After all this charade, Afghanistan has a government headed by a weak president, and a divided government sustained on foreign aid and assistance, and as legitimate as earlier pro-Soviet governments and Vichy France, but which still lacks control over much of Afghanistan especially in the Pashtun tribal belt. Even within the streets of fortified Kabul, peace is maintained through iron and blood. Interestingly, the warlords hiding behind and proclaim Western notions of nationalism and democracy allow the practice of similar tribal codes in their respective areas of influence and have been violating human rights, but it is only the Taliban which is in the wrong for they openly challenge the Enlightenment rationality and other ‘moral’ ideas that the West holds dear. (Boyd-Judson, 2005)
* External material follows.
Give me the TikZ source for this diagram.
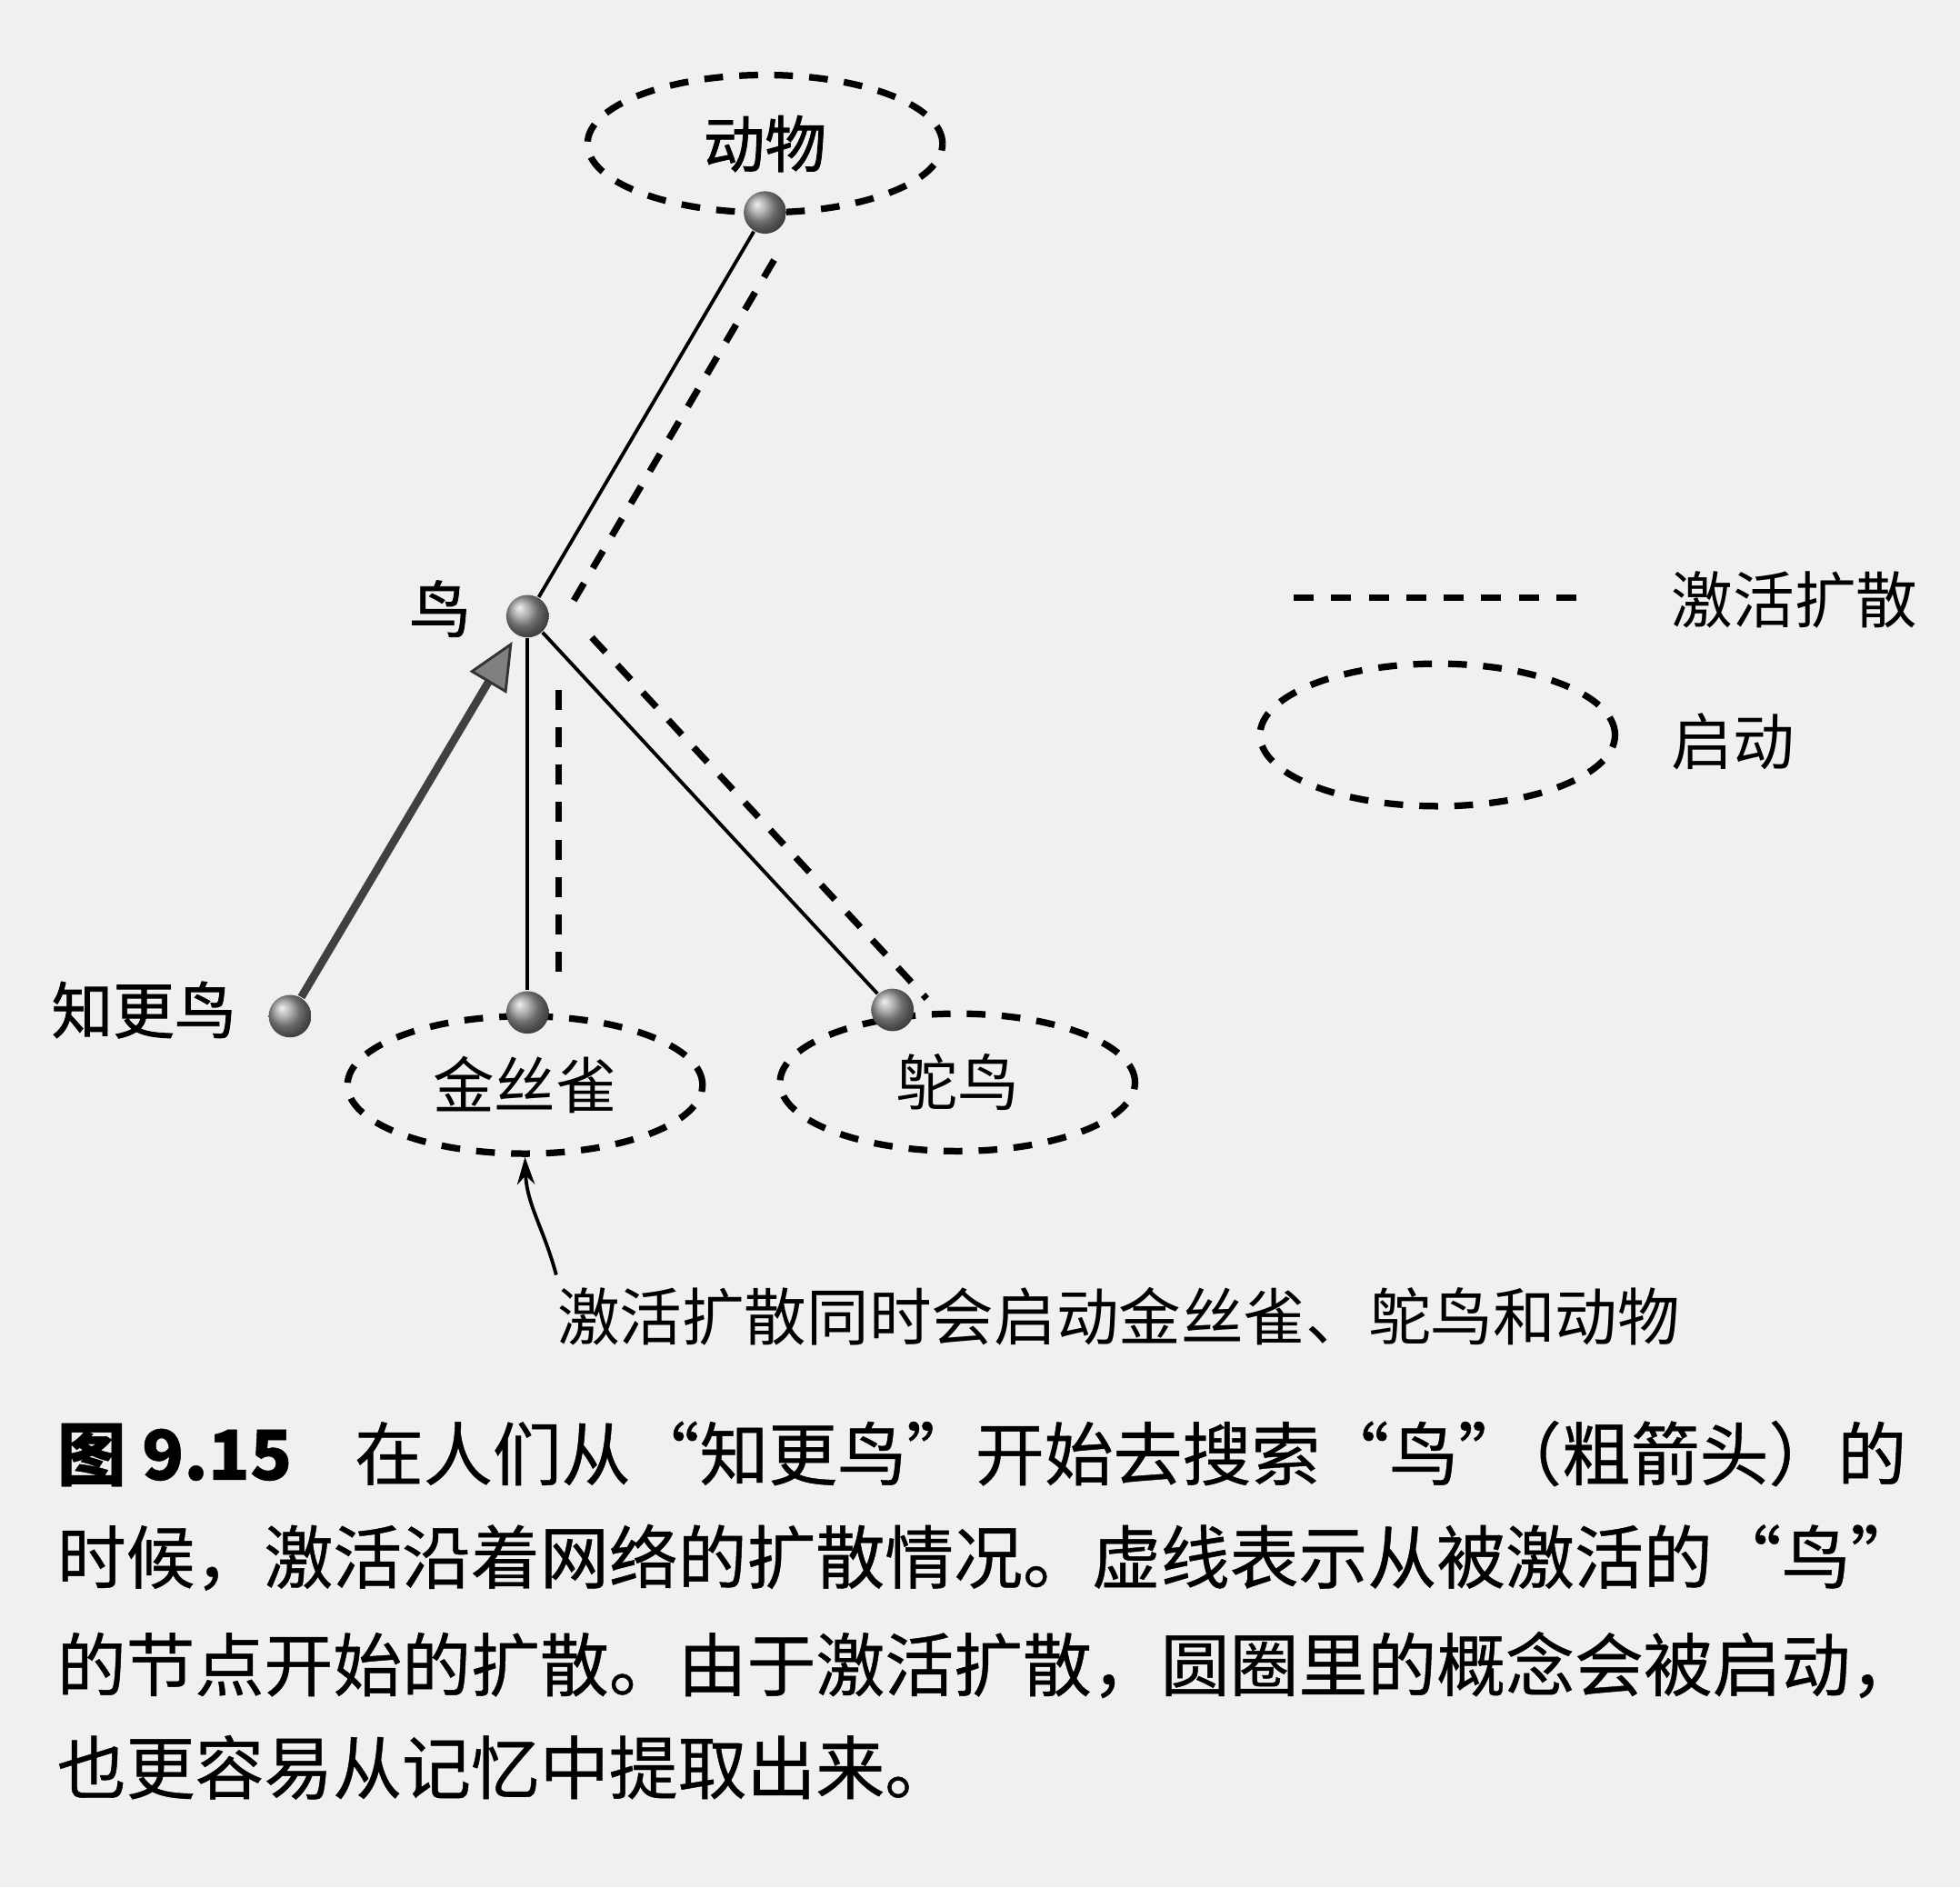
\documentclass[tikz,border=0pt]{standalone}
\usepackage{fontspec}
\setmainfont{Noto Sans CJK SC}
\newfontfamily\medcjk[FakeBold=1.2]{Noto Sans CJK SC}
\newfontfamily\capcjk[FakeBold=0.6]{Noto Sans CJK SC}
\usetikzlibrary{shapes.geometric,arrows.meta}
\begin{document}
\begin{tikzpicture}
\tikzstyle{page}=[fill=black!6,draw=none];
\tikzstyle{ball}=[circle,inner sep=0pt,minimum size=0.34cm,shading=ball,ball color=gray!80];
\tikzstyle{prime}=[ellipse,draw,line width=1.5pt,dash pattern=on 0.15cm off 0.13cm,minimum width=2.84cm,minimum height=1.1cm,font=\fontsize{14pt}{16pt}\selectfont];
\tikzstyle{word}=[font=\fontsize{14pt}{16pt}\selectfont];
\tikzstyle{link}=[line width=0.8pt];
\tikzstyle{spread}=[line width=1.5pt,dash pattern=on 0.16cm off 0.14cm];
\tikzstyle{search}=[line width=1.8pt,draw=black!75,-{Triangle[length=0.38cm,width=0.34cm,line width=0.6pt,color=black!80,fill=gray]}];
\tikzstyle{pointer}=[line width=0.8pt,-{Stealth[length=0.22cm,width=0.14cm]}];
\tikzstyle{caption}=[anchor=west,inner sep=0pt,font=\fontsize{15.7pt}{18pt}\capcjk];
\fill [page] (0,0) rectangle (15.68,-15.10);
\useasboundingbox (0,0) rectangle (15.68,-15.10);

% concepts that get primed
\node [prime] (e1) at (6.12,-1.15) {\medcjk 动物};
\node [prime] (e2) at (4.20,-8.68) {金丝雀};
\node [prime] (e3) at (7.66,-8.66) {鸵鸟};

\node [ball] (animal) at (6.12,-1.70) {};
\node [ball] (bird) at (4.22,-4.93) {};
\node [ball] (robin) at (2.32,-8.13) {};
\node [ball] (canary) at (4.22,-8.10) {};
\node [ball] (ostrich) at (7.14,-8.08) {};
\node [word] at (3.52,-4.87) {\medcjk 鸟};
\node [word] at (1.15,-8.08) {\medcjk 知更鸟};

\draw [link] (bird) -- (animal);
\draw [link] (bird) -- (canary);
\draw [link] (bird) -- (ostrich);
\draw [spread,transform canvas={shift={(0.22,-0.13)}},shorten <=0.12cm,shorten >=0.1cm] (bird) -- (animal);
\draw [spread,transform canvas={shift={(0.25,0)}},shorten <=0.41cm,shorten >=0.07cm] (bird) -- (canary);
\draw [spread,transform canvas={shift={(0.19,0.18)}},shorten <=0.3cm,shorten >=-0.3cm] (bird) -- (ostrich);
\draw [search,shorten >=0.06cm] (robin) -- (bird);

% legend
\coordinate (k1) at (10.35,-4.78);
\coordinate (k2) at (12.72,-4.78);
\draw [spread] (k1) -- (k2);
\node [word,anchor=west] at (13.25,-4.80) {激活扩散};
\node [prime,minimum height=1.14cm] (e4) at (11.50,-5.88) {};
\node [word,anchor=west] at (13.25,-5.93) {启动};

% note
\node [word,font=\fontsize{14.2pt}{16pt}\selectfont] (note) at (8.95,-10.53) {激活扩散同时会启动金丝雀、鸵鸟和动物};
\coordinate (n1) at (4.45,-10.20);
\draw [pointer] (n1) to[out=105,in=-88] (e2.south);

\node [caption] (c1) at (0.45,-11.63) {\textbf{图 9.15}\hspace{0.5cm}在人们从“知更鸟”开始去搜索“鸟”\hspace{-0.5em}（粗箭头）的};
\node [caption] (c2) at (0.45,-12.46) {时候，激活沿着网络的扩散情况。虚线表示从被激活的“鸟”};
\node [caption] (c3) at (0.45,-13.32) {的节点开始的扩散。由于激活扩散，圆圈里的概念会被启动，};
\node [caption] (c4) at (0.45,-14.14) {也更容易从记忆中提取出来。};
\end{tikzpicture}
\end{document}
After all the misadventures the US has learned one thing that without Taliban no peace in Afghanistan is possible, but the recent killing of the Mullah Mansour have caused a massive setback to the peace process. To be able to solve the crisis of peace in Afghanistan, the US must learn the importance of respect and acceptance. If not from its 15-year long experience in Afghanistan, the West led by the US can learn from the management of the aftermath of the Yugoslav wars which too had witnessed massacres and bloodshed. It would not have been possible for the multi-national crises to end if the at the West has not accepted, embraced and heard all the parties and reached an accord in Dayton which served the interests of all the parties involved, thereby bringing a sustainable closure to a bloody conflict. And as history tells us, the Dayton was not a bad deal.